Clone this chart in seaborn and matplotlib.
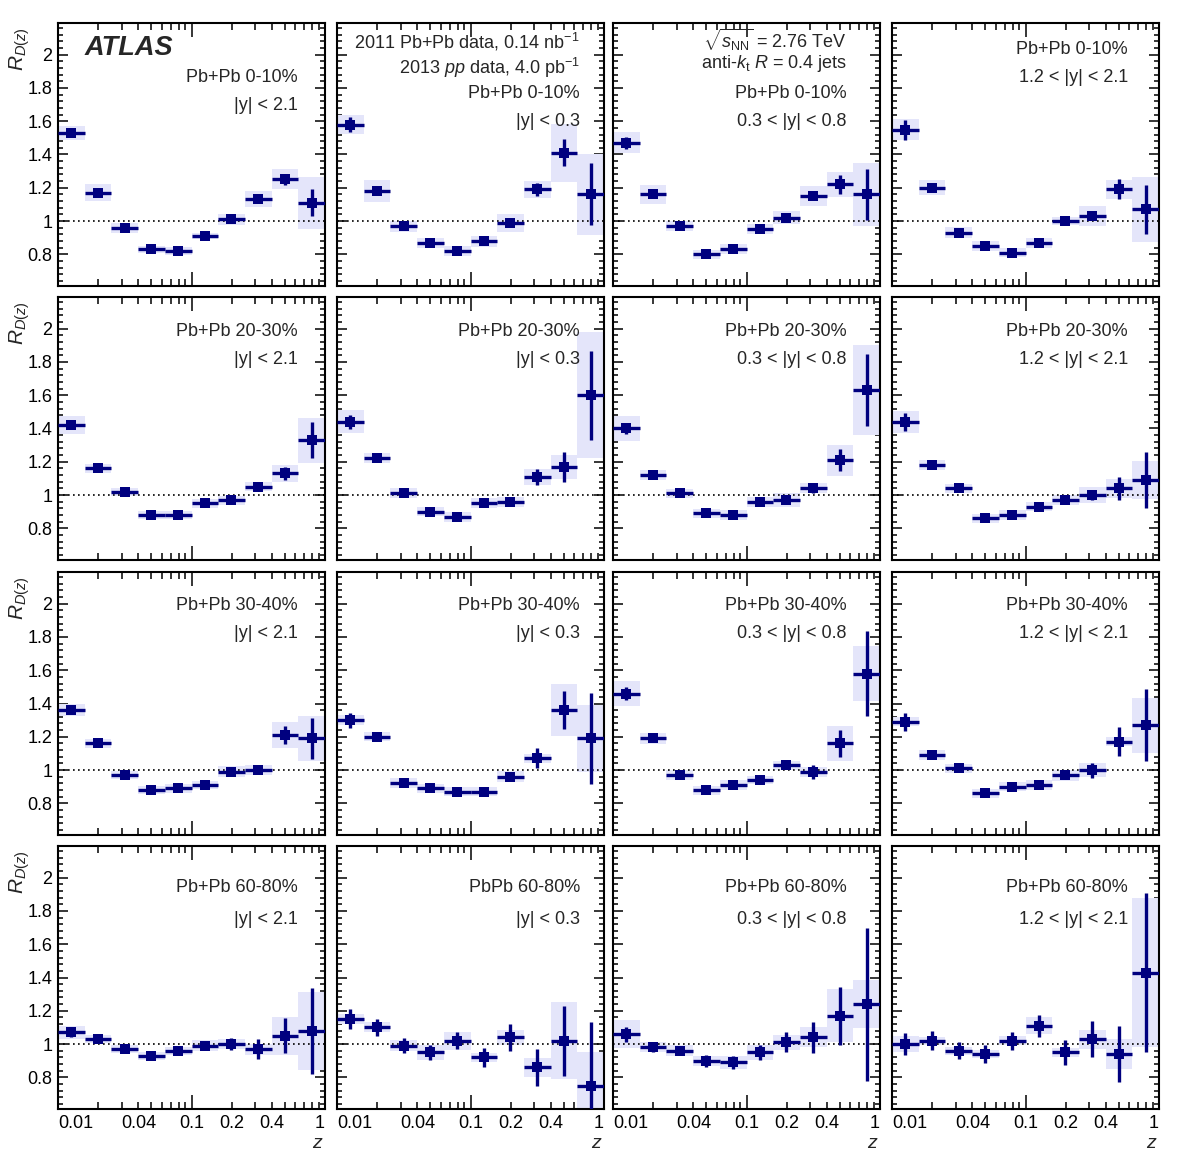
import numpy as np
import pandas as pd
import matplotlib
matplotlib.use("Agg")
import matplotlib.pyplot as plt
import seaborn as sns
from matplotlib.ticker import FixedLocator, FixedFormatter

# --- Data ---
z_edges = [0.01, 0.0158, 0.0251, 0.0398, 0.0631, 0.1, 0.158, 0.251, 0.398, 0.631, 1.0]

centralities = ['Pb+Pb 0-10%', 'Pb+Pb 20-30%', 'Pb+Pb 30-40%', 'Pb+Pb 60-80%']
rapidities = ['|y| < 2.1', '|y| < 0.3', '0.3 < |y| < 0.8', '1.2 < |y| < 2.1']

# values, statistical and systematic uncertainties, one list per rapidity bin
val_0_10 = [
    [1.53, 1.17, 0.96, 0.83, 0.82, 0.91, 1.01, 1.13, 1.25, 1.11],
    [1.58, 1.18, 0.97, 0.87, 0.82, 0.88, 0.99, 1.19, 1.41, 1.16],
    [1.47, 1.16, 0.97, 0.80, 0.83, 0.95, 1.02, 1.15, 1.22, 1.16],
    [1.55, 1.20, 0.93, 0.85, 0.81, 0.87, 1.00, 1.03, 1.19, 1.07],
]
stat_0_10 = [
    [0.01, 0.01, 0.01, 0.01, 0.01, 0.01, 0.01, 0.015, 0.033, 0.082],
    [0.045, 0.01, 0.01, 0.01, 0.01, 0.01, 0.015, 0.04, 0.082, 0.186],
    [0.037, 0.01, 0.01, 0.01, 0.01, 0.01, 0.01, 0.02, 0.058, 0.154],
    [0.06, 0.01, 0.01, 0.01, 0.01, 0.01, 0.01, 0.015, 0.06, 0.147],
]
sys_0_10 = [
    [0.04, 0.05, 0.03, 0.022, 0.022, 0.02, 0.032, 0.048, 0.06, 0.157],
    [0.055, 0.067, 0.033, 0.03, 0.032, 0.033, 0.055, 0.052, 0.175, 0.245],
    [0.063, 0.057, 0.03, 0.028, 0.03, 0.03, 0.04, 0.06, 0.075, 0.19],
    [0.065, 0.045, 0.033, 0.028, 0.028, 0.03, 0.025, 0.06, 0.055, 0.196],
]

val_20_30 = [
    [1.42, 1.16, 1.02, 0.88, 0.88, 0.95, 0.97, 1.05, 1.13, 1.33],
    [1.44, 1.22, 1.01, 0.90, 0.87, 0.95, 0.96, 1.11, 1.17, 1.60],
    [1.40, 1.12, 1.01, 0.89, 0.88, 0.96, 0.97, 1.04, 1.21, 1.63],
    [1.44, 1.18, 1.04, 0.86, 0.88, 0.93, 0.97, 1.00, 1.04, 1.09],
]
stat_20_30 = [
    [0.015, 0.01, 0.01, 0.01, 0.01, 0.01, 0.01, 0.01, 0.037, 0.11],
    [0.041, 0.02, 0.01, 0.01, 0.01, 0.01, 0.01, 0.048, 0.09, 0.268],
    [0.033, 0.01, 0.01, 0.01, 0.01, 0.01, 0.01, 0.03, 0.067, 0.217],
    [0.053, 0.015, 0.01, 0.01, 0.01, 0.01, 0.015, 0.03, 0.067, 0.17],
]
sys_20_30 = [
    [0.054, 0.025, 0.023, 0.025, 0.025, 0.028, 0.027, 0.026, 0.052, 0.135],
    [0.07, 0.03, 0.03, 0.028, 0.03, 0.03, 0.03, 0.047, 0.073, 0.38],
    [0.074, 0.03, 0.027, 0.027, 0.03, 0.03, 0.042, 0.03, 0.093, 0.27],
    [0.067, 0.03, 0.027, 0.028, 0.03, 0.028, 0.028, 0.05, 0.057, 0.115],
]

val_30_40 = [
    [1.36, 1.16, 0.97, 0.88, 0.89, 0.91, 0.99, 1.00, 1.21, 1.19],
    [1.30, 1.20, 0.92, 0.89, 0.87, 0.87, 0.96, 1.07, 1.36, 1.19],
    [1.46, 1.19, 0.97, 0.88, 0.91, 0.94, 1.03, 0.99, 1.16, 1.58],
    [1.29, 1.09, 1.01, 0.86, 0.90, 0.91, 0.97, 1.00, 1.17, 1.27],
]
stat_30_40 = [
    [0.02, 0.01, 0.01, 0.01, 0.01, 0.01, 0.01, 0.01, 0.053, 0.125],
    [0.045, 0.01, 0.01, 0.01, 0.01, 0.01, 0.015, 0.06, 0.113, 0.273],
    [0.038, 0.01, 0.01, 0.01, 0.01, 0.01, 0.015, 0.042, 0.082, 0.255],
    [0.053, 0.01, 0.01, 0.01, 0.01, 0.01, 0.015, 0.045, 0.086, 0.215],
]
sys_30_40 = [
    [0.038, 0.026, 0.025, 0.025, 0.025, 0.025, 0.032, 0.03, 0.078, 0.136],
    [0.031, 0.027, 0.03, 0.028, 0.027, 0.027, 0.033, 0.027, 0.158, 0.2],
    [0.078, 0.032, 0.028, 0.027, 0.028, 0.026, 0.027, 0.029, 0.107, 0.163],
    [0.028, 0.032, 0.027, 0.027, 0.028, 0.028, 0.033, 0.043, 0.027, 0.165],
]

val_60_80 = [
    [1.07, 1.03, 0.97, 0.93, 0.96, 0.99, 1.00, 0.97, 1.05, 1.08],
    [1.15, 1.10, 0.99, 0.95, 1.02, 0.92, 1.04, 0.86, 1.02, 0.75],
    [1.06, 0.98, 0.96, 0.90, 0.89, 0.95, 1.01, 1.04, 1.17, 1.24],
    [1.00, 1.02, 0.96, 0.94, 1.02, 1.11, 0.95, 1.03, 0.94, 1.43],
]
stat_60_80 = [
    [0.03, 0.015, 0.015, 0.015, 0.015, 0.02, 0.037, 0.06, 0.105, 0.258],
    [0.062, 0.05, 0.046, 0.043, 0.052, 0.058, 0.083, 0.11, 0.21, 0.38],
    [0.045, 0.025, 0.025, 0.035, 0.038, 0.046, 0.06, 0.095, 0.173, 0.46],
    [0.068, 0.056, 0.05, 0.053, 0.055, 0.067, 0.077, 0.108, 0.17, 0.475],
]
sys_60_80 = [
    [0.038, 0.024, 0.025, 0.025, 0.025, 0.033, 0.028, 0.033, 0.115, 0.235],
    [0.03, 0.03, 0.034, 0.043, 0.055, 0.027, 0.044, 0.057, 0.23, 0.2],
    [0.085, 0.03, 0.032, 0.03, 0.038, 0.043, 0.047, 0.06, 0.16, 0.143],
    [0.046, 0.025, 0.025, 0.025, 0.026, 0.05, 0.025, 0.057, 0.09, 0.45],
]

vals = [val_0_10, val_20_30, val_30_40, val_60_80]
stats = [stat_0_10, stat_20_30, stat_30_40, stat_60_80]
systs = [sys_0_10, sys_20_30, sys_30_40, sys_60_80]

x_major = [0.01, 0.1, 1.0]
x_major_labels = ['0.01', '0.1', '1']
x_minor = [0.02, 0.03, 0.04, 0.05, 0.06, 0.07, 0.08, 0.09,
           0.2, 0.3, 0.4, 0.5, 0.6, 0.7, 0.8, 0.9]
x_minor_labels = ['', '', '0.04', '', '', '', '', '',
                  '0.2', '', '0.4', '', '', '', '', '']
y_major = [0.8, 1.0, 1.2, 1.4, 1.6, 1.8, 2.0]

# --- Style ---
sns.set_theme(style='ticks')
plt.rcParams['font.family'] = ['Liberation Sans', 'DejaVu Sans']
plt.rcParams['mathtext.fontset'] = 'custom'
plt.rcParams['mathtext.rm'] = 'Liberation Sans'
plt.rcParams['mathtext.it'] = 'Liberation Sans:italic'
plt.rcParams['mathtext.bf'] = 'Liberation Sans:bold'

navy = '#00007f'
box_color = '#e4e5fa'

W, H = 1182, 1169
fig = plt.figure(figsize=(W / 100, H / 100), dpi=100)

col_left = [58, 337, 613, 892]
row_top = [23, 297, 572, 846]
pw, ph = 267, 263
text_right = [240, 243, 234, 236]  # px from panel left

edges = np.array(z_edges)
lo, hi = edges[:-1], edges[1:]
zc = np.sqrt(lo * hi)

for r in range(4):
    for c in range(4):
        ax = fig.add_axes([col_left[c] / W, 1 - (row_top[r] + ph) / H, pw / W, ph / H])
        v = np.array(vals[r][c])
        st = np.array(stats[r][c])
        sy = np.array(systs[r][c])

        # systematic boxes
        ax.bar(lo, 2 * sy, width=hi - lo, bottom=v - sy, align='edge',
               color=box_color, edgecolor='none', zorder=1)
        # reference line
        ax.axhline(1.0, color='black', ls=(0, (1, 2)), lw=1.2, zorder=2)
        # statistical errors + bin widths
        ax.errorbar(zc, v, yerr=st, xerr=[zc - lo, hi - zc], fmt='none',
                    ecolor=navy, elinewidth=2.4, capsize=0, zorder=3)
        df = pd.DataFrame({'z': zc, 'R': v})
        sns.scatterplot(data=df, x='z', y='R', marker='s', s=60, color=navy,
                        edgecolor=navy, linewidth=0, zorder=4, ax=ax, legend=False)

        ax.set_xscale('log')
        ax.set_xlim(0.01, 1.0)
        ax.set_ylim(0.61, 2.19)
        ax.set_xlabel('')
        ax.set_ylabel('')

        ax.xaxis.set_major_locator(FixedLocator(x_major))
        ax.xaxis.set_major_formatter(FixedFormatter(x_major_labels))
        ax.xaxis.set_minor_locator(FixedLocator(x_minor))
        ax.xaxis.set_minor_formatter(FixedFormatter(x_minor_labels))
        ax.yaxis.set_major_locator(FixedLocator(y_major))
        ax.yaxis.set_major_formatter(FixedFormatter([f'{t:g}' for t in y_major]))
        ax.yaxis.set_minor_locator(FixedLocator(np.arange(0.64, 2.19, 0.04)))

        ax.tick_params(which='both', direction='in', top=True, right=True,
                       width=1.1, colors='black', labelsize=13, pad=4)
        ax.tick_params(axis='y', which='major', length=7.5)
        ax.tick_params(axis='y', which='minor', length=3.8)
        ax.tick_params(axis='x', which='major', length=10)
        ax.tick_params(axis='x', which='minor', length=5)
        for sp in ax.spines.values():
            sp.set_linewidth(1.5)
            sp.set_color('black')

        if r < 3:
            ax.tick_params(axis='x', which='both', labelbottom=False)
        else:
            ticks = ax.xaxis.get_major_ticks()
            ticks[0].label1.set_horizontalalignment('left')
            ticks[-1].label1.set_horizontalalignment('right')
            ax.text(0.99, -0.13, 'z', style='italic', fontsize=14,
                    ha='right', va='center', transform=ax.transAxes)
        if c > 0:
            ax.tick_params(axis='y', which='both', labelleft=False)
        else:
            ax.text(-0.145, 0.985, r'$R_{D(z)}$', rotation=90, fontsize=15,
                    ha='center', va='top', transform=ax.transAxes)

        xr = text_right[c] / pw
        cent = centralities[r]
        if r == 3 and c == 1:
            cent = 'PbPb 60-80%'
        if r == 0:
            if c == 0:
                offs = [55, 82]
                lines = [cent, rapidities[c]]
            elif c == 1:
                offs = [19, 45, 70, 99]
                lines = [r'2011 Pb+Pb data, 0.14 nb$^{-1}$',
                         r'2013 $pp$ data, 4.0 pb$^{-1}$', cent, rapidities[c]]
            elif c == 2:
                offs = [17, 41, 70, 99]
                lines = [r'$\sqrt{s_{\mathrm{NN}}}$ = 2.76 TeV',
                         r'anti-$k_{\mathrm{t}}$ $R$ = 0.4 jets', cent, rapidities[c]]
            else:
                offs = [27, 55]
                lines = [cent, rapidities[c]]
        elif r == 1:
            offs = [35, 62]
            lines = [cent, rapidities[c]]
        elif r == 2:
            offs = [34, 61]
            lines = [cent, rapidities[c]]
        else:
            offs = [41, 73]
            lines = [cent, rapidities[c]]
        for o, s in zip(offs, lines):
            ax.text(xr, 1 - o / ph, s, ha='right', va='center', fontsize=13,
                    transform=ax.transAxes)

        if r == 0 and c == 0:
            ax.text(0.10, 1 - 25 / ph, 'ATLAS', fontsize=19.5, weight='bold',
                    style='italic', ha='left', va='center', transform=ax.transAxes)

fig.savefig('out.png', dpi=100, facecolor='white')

....................

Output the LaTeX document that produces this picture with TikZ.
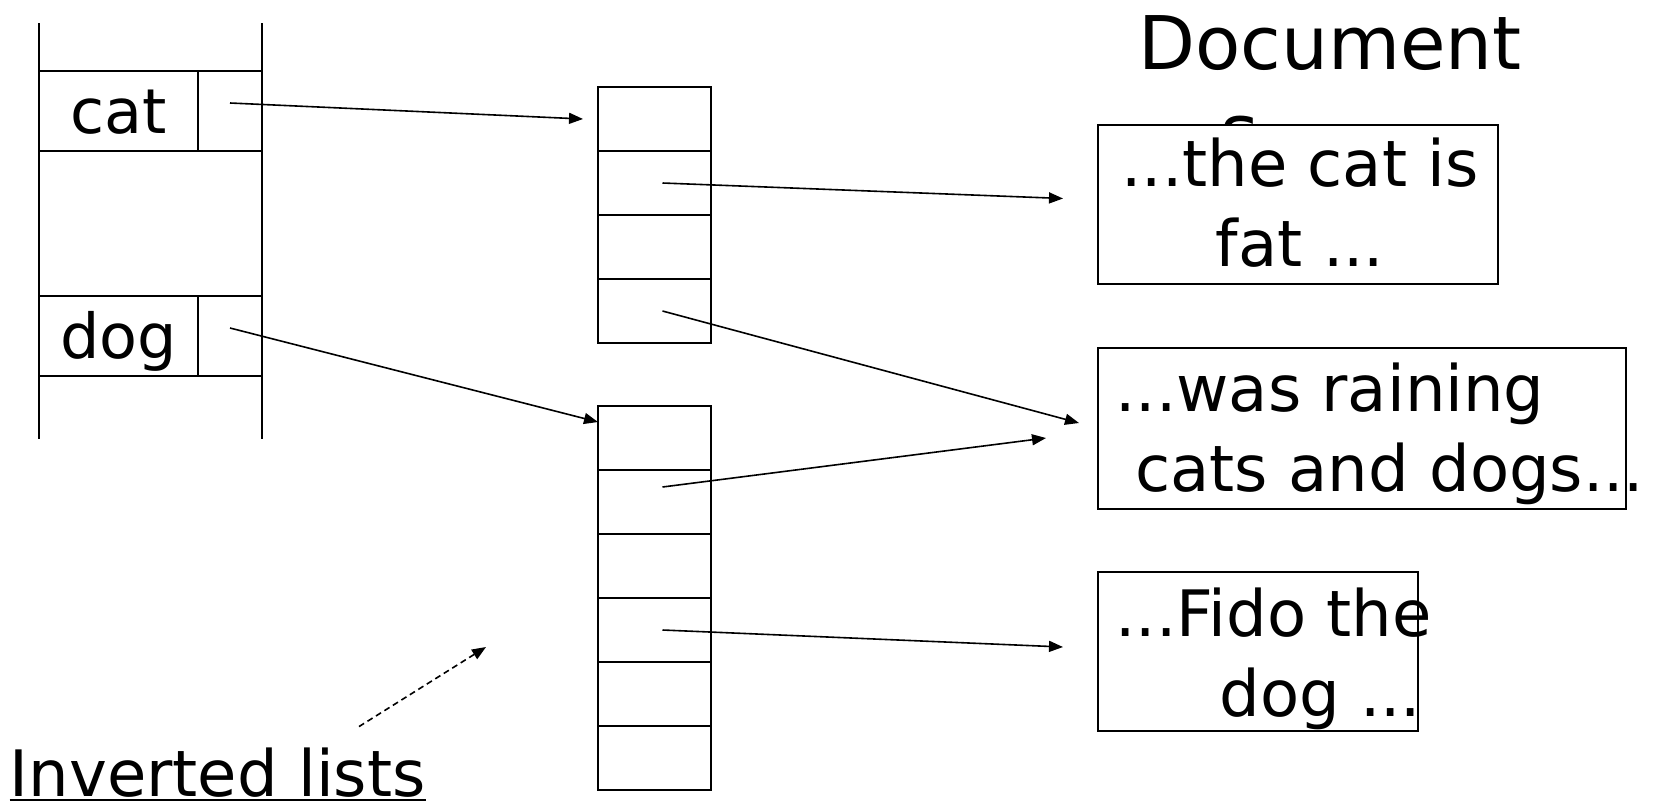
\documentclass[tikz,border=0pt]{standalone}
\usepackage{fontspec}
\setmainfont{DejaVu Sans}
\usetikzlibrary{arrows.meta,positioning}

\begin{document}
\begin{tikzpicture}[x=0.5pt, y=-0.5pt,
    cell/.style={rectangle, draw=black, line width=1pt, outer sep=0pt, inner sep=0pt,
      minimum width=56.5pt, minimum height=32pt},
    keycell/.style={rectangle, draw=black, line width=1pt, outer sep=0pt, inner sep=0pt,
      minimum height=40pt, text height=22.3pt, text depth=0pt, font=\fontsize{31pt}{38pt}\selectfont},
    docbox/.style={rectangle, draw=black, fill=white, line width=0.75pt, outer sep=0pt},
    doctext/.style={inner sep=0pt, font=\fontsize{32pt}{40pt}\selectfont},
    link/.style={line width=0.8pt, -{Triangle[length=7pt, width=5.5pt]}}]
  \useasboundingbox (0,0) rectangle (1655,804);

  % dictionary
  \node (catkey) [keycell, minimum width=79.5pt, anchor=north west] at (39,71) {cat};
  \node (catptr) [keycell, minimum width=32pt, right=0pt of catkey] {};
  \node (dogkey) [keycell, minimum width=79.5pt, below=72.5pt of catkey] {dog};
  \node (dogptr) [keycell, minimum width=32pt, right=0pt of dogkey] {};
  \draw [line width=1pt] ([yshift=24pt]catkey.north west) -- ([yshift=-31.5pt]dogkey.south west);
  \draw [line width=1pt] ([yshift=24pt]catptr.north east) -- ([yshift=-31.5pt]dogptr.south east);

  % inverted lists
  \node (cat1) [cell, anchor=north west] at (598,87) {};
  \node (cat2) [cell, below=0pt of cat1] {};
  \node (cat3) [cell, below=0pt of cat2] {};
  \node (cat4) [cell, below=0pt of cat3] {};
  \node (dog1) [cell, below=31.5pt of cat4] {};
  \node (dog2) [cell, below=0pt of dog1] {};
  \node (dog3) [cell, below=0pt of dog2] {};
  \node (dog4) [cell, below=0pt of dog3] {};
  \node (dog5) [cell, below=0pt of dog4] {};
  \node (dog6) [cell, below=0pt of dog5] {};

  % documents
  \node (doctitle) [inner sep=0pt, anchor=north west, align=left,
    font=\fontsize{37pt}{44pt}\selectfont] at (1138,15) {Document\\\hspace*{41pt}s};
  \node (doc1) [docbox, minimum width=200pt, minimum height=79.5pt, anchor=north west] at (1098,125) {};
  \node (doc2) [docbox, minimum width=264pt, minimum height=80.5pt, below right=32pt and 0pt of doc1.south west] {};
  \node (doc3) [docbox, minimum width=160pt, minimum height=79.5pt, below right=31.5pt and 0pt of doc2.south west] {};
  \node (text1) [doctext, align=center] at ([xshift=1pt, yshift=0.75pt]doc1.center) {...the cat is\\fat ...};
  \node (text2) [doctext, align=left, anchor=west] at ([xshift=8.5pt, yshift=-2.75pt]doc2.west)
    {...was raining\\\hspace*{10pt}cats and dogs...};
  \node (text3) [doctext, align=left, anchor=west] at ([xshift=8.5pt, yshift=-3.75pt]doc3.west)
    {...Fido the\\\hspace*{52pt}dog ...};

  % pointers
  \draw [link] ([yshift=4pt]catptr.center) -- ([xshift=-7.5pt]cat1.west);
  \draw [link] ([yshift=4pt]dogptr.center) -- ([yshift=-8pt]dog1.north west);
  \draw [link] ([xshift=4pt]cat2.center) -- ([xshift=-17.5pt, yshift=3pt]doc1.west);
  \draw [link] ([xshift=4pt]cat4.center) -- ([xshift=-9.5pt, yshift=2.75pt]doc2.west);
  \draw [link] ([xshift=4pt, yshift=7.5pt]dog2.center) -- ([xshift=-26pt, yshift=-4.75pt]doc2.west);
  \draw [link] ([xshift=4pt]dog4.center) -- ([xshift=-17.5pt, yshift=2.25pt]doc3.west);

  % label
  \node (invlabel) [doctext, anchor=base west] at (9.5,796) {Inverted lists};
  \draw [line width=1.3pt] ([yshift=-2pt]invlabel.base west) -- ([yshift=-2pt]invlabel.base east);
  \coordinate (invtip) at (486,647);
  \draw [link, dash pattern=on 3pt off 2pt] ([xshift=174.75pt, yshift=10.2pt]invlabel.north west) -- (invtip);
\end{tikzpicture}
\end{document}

....................

**Aim of the task:** Give the lines above again exactly, from the one containing "Clone this chart in seaborn and matplotlib." to the one containing "rapidities = ['|y|", both included, but leave out the pictures.

**Exercise result:**
Clone this chart in seaborn and matplotlib.
import numpy as np
import pandas as pd
import matplotlib
matplotlib.use("Agg")
import matplotlib.pyplot as plt
import seaborn as sns
from matplotlib.ticker import FixedLocator, FixedFormatter

# --- Data ---
z_edges = [0.01, 0.0158, 0.0251, 0.0398, 0.0631, 0.1, 0.158, 0.251, 0.398, 0.631, 1.0]

centralities = ['Pb+Pb 0-10%', 'Pb+Pb 20-30%', 'Pb+Pb 30-40%', 'Pb+Pb 60-80%']
rapidities = ['|y| < 2.1', '|y| < 0.3', '0.3 < |y| < 0.8', '1.2 < |y| < 2.1']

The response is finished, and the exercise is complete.